By Richard Locker), Memphis Commercial Appeal
May 28, 2009

NASHVILLE – After spirited debates, both houses of the state legislature today approved a temporary restructuring of Tennessee’s system of selecting judges for the state Supreme Court, Court of Appeals and Court of Criminal Appeals.

The Senate approved the measure first, 27-5, and the House of Representatives followed suit on a 58-38 vote this afternoon. But the bill must return to the Senate for consideration of a House amendment on the governor’s ability to choose nominees to fill vacancies on the appellate courts.

Both chambers rejected attempts by conservatives to scrap the 15-year-old system and replace it with direct contested elections for the Tennessee Supreme Court and the two appeals courts.

The bill essentially maintains, for at least three more years, the current system in which applicants for all 29 state appellate court judges are screened and nominated by a commission and then appointed by the governor to fill vacancies. They then stand for retention elections at the next biennial August election, in which voters cast “replace” or “retain” ballots on each.

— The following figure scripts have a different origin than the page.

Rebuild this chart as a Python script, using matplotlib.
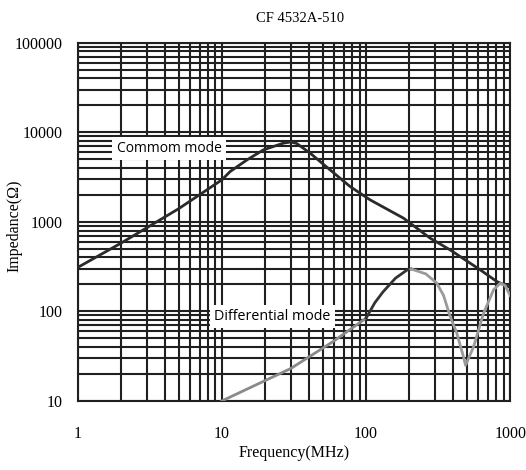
import numpy as np
import matplotlib
matplotlib.use('Agg')
from matplotlib import pyplot as plt
from matplotlib.ticker import LogLocator, FixedLocator, NullFormatter

# ------ DATOS
freq_cm = [1, 2, 5, 10, 11.4, 15, 19.4, 26.7, 30, 33, 40.8, 56.2, 77.4, 106.6, 181.6,
           278, 383, 619, 809, 1000]
imp_cm = [310, 580, 1400, 2950, 3650, 4950, 6370, 7570, 7800, 7500, 5870, 3810, 2480,
          1760, 1100, 658, 486, 291, 215, 185]

freq_dm = [10, 30, 59, 100, 115, 131, 160, 193, 205, 260, 310, 345, 383, 426, 474, 490,
           556, 653, 766, 851, 920, 1000]
imp_dm = [10, 23, 46, 84, 125, 165, 235, 291, 298, 262, 206, 150, 88, 57, 31, 25,
          40, 95, 174, 206, 195, 150]
# tramos: gris hasta 100 MHz, oscuro hasta el pico, gris despues
tramo_oscuro = (3, 8)

y_ticks = [10, 100, 1000, 10000, 100000]
y_labels = ['10', '100', '1000', '10000', '100000']
x_ticks = [1, 10, 100, 1000]
x_labels = ['1', '10', '100', '1000']

titulo = 'CF 4532A-510'
etiqueta_x = 'Frequency(MHz)'
etiqueta_y = 'Impedance(\u03a9)'
texto_cm = 'Commom mode'
texto_dm = 'Differential mode'

serif = ['Liberation Serif', 'DejaVu Serif']
sans = ['Open Sans', 'DejaVu Sans']

fig = plt.figure(figsize=(5.26, 4.70), dpi=100)
ax = fig.add_axes([0.148, 0.147, 0.822, 0.762])
ax.set_xscale('log')
ax.set_yscale('log')
ax.set_xlim(1, 1000)
ax.set_ylim(10, 100000)

ax.xaxis.set_major_locator(FixedLocator(x_ticks))
ax.yaxis.set_major_locator(FixedLocator(y_ticks))
ax.xaxis.set_minor_locator(LogLocator(base=10, subs=np.arange(2, 10)))
ax.yaxis.set_minor_locator(LogLocator(base=10, subs=np.arange(2, 10)))
ax.xaxis.set_minor_formatter(NullFormatter())
ax.yaxis.set_minor_formatter(NullFormatter())
ax.set_xticklabels(x_labels, fontfamily=serif, fontsize=11.5)
ax.set_yticklabels(y_labels, fontfamily=serif, fontsize=11.5)
ax.tick_params(which='both', length=0)
ax.tick_params(axis='x', pad=18)
ax.tick_params(axis='y', pad=11)

ax.grid(True, which='both', color='#202020', linewidth=1.5)
for s in ax.spines.values():
    s.set_color('#202020')
    s.set_linewidth(1.5)

ax.plot(freq_cm, imp_cm, color='#2a2a2a', linewidth=2, zorder=3)

a, b = tramo_oscuro
ax.plot(freq_dm[:a + 1], imp_dm[:a + 1], color='#8a8a8a', linewidth=2, zorder=3)
ax.plot(freq_dm[a:b + 1], imp_dm[a:b + 1], color='#333333', linewidth=2, zorder=3)
ax.plot(freq_dm[b:], imp_dm[b:], color='#9a9a9a', linewidth=2, zorder=3)

caja = dict(facecolor='white', edgecolor='none', pad=3)
ax.text(4.29, 6550, texto_cm, fontfamily=sans, fontsize=10, ha='center', va='center',
        bbox=caja, zorder=4)
ax.text(22.4, 86.9, texto_dm, fontfamily=sans, fontsize=10.3, ha='center', va='center',
        bbox=caja, zorder=4)

fig.text(300 / 526, 1 - 18 / 470, titulo, fontfamily=serif, fontsize=10.5,
         ha='center', va='center')
ax.set_xlabel(etiqueta_x, fontfamily=serif, fontsize=11.5, labelpad=2)
ax.set_ylabel(etiqueta_y, fontfamily=serif, fontsize=11.5)
ax.yaxis.set_label_coords(-0.128, 0.49)

plt.savefig('out.png', dpi=100)
plt.close()
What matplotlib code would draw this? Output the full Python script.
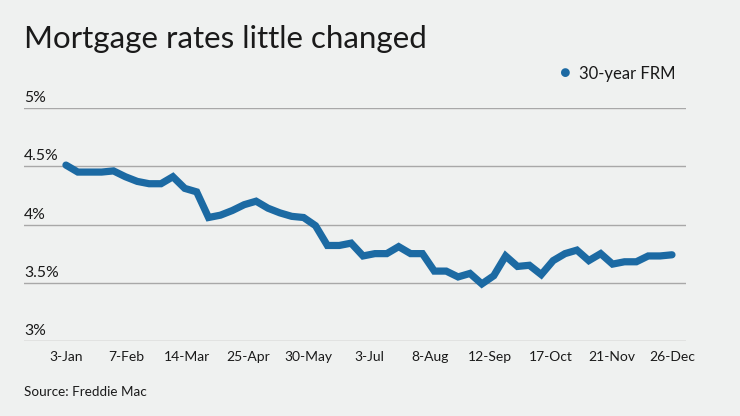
import numpy as np
import matplotlib
matplotlib.use("Agg")
import matplotlib.pyplot as plt
import matplotlib.transforms as mtransforms

# Freddie Mac 30-year fixed rate, weekly 2019
rates = [4.51, 4.45, 4.45, 4.45, 4.46, 4.41, 4.37, 4.35, 4.35, 4.41,
         4.31, 4.28, 4.06, 4.08, 4.12, 4.17, 4.20, 4.14, 4.10, 4.07,
         4.06, 3.99, 3.82, 3.82, 3.84, 3.73, 3.75, 3.75, 3.81, 3.75,
         3.75, 3.60, 3.60, 3.55, 3.58, 3.49, 3.56, 3.73, 3.64, 3.65,
         3.57, 3.69, 3.75, 3.78, 3.69, 3.75, 3.66, 3.68, 3.68, 3.73,
         3.73, 3.74]
tick_labels = ["3-Jan", "7-Feb", "14-Mar", "25-Apr", "30-May", "3-Jul",
               "8-Aug", "12-Sep", "17-Oct", "21-Nov", "26-Dec"]
y_ticks = [3, 3.5, 4, 4.5, 5]
y_labels = ["3%", "3.5%", "4%", "4.5%", "5%"]
series_name = "30-year FRM"

bg = "#eff1f0"
line_color = "#1c6aa3"
grid_color = "#a8a8a8"
text_color = "#1a1a1a"

plt.rcParams['font.family'] = ['Lato', 'DejaVu Sans']

fig = plt.figure(figsize=(7.4, 4.16), dpi=100, facecolor=bg)
ax = fig.add_axes([24 / 740, 75 / 416, 662 / 740, 233 / 416])
ax.set_facecolor(bg)

x = np.arange(len(rates))
ax.plot(x, rates, color=line_color, lw=5.2, solid_capstyle='round',
        solid_joinstyle='miter', clip_on=False, zorder=3)

ax.set_xlim(-3.53, 52.18)
ax.set_ylim(3, 5)

for s in ax.spines.values():
    s.set_visible(False)
ax.set_yticks([])
for yv in y_ticks:
    ax.axhline(yv, color=grid_color, lw=1.0, zorder=1)

# y labels sit above the gridlines, left aligned
trans = mtransforms.blended_transform_factory(ax.transAxes, ax.transData)
for yv, lab in zip(y_ticks, y_labels):
    ax.text(0, yv + 0.025, lab, transform=trans, ha='left', va='bottom',
            fontsize=11.3, color=text_color)

ax.set_xticks(np.linspace(0, len(rates) - 1, len(tick_labels)))
ax.set_xticklabels(tick_labels, fontsize=10, color=text_color)
ax.tick_params(axis='x', length=0, pad=7)

fig.text(24 / 740, 1 - 48 / 416, "Mortgage rates little changed",
         fontsize=22.5, color=text_color, ha='left', va='baseline')

# legend
fig.text(565 / 740, 1 - 73 / 416, "\u25CF", fontsize=13, color=line_color,
         ha='center', va='center')
fig.text(579 / 740, 1 - 74 / 416, series_name, fontsize=12,
         color=text_color, ha='left', va='center')

fig.text(24 / 740, 1 - 392 / 416, "Source: Freddie Mac", fontsize=9.7,
         color=text_color, ha='left', va='center')

fig.savefig("out.png", dpi=100, facecolor=bg)
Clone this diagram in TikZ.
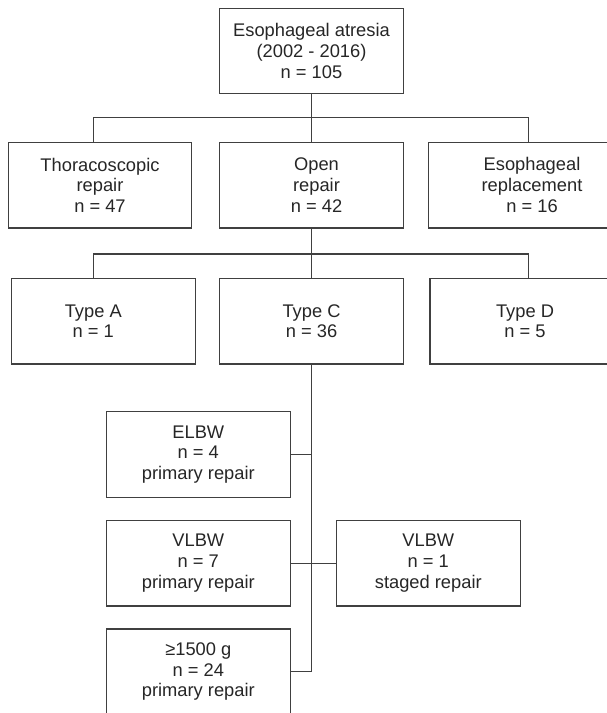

But the bill also replaces the 17-member Judicial Selection Commission with a 17-member Judicial Nominating Commission effective July 1.

The Senate-passed bill also gives the governor authority to reject two consecutive slates of three nominees each submitted by the commission and instead to choose from any qualified lawyer who had applied to the commission – a major change from the current system.

The House removed that provision from the bill this afternoon, effectively requiring the governor to choose from the six nominees submitted to him by the nominating commission. The Senate will consider that next week.

The current Judicial Selection Commission statute requires the two legislative speakers – of the House and the Senate – to appoint members of the commission mostly from lists of nominees submitted by associations, including those representing trial lawyers, prosecutors, the Tennessee Bar Association, defense attorneys and criminal defense lawyers.

Under the new bill, the two speakers would be free to appoint whomever they choose to the new nominating commission, but 10 of the 17 must be lawyers as opposed to at least 14 under current law.

Senate Republican Leader Mark Norris of Collierville, who presented the new plan, described it as a bridge to hold a state constitutional referendum later to draft a new judicial selection amendment to the state constitution. Norris hopes to have that plan in place by 2014 when the current eight-year term for appellate court judges expires.

Most of the debate focused on whether the current system of gubernatorial appointment combined with retention elections violates the Tennessee Constitution’s provision specifying that judges of the state Supreme Court “shall be elected by the qualified voters of the state.”

But supporters of the current system and the bill said that opening appellate court judgeships to direct popular election forces judicial candidates to raise millions of dollars for statewide campaigns, sometimes from interest groups and individuals who will have cases potentially to be settled by the court.